Однако на этот раз обошлось — все случилось в точности, как и писал Вишневецкий: пока он и его козаки сидели на Хортице, Девлет-Гирей не рискнул надолго и далеко покидать свои владения. Вместо этого хан осенью пришел под Хортицу и вынудил Вишневецкого, испытывавшего проблемы со снабжением (из-за чего многие его люди поразбежались), покинуть городок. В ноябре князь «к царю и великому князю приехал служити, и царь и великий государь его пожаловал великим своим жалованием и дал ему отчину город Белев со всеми во-лостми и селы, да в ыных городех села подклетные государь ему подавал и великими жалованьи устроил», на что Вишневецкий «государю целовал крест на том животворящий, что ему служить царю и великому князю во векы и добра хотети во всем и землям»{131}.

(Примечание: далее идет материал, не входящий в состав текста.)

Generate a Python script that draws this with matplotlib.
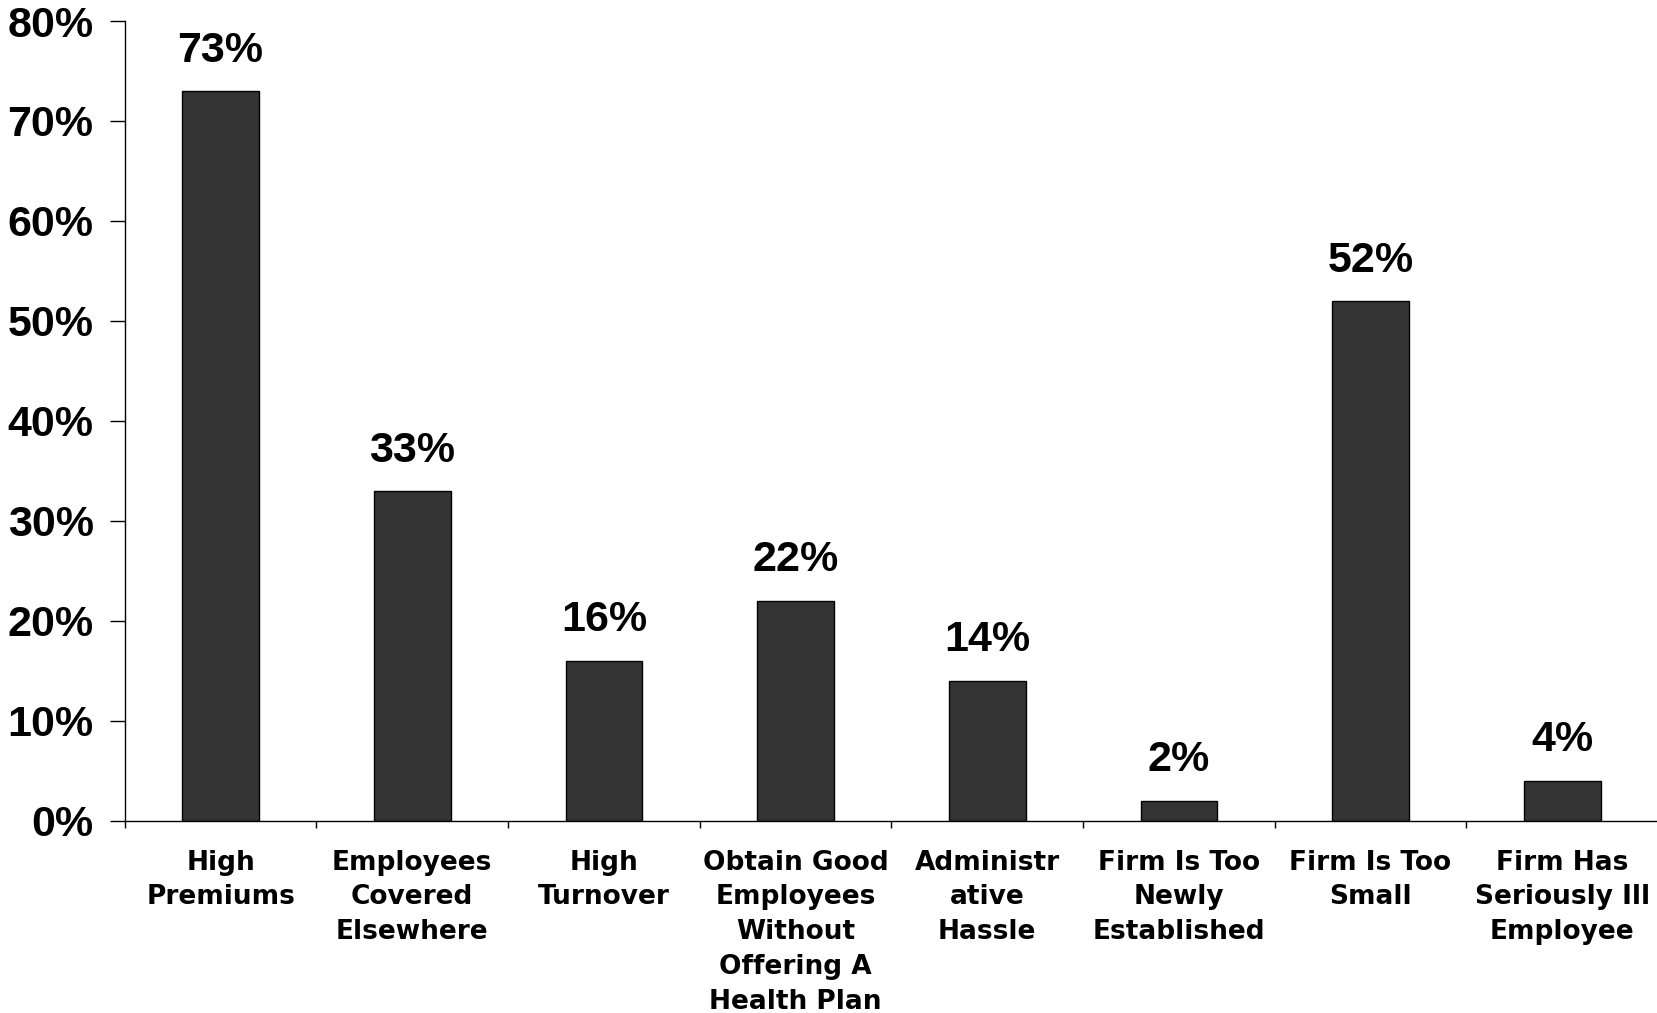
import matplotlib
matplotlib.use("Agg")
import matplotlib.pyplot as plt
from matplotlib.ticker import FixedLocator, FuncFormatter

categories = [
    "High\nPremiums",
    "Employees\nCovered\nElsewhere",
    "High\nTurnover",
    "Obtain Good\nEmployees\nWithout\nOffering A\nHealth Plan",
    "Administr\native\nHassle",
    "Firm Is Too\nNewly\nEstablished",
    "Firm Is Too\nSmall",
    "Firm Has\nSeriously Ill\nEmployee",
]
values = [73, 33, 16, 22, 14, 2, 52, 4]
y_ticks = [0, 10, 20, 30, 40, 50, 60, 70, 80]

W, H, DPI = 1658, 1013, 100
fig = plt.figure(figsize=(W / DPI, H / DPI), dpi=DPI)
ax = fig.add_axes([124.8 / W, 1 - 820.5 / H, 1 - 124.8 / W, (820.5 - 21) / H])

x = list(range(len(values)))
ax.bar(x, values, width=0.4, color="#333333", edgecolor="black", linewidth=1.0, zorder=2)

ax.set_xlim(-0.5, len(values) - 0.5)
ax.set_ylim(0, 80)

for s in ["top", "right"]:
    ax.spines[s].set_visible(False)
for s in ["left", "bottom"]:
    ax.spines[s].set_linewidth(1.0)
    ax.spines[s].set_color("black")

# y axis: percent ticks pointing outward
ax.set_yticks(y_ticks)
ax.yaxis.set_major_formatter(FuncFormatter(lambda v, p: f"{int(v)}%"))
ax.tick_params(axis="y", direction="out", length=10.5, width=1.0, pad=12,
               labelsize=31)
for lab in ax.get_yticklabels():
    lab.set_fontfamily("Liberation Sans")
    lab.set_fontweight("bold")

# x axis: tick marks at category boundaries, labels at centers
ax.set_xticks(x)
ax.set_xticklabels(categories)
ax.tick_params(axis="x", which="major", length=0, pad=21, labelsize=19)
ax.xaxis.set_minor_locator(FixedLocator([i - 0.5 for i in range(len(values) + 1)]))
ax.tick_params(axis="x", which="minor", direction="out", length=5, width=1.0)
for lab in ax.get_xticklabels():
    lab.set_fontfamily("DejaVu Sans")
    lab.set_fontweight("bold")
    lab.set_linespacing(1.44)
    lab.set_verticalalignment("top")

# value labels above the bars
for xi, v in zip(x, values):
    ax.annotate(f"{v}%", xy=(xi, v), xytext=(0, 21), textcoords="offset points",
                ha="center", va="baseline", fontsize=31, fontweight="bold",
                fontfamily="Liberation Sans")

fig.savefig("out.png", dpi=DPI)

Рассказывая об этом происшествии, В.П. Загоровский обвинил Ивана IV в том, что он не поддержал князя и не использовал удобный момент для организации решающего удара по Крыму. Однако, исходя из последующего развития событий, Иван вовсе не собирался отказываться от проведения активной, наступательной политики на крымском направлении. Однако ставил ли он перед собой задачу закрепить за собой низовья Днепра и тем самым все Поле за Россией? Надо полагать, что нет. У него и его советников на то время и без того хватало забот, чтобы втягиваться в полномасштабный конфликт с Крымом и стоявшей за его спиной Турцией (между тем, судя по всему, турки были весьма обеспокоены тем, что Вишневецкий пытается укрепиться в низовьях Днепра, и помогли Девлет-Гирею выбить его с Хортицы). И, скорее всего, прав был отечественный историк М.Ю. Зенченко, который писал, что все действия московских властей на «государевой украйне» в это время были нацелены прежде всего на решение одной, но чрезвычайно важной задачи — защитить центральные уезды России от татарской угрозы{132}, а остальное рассматривалось по отношению к этой задаче как второстепенное.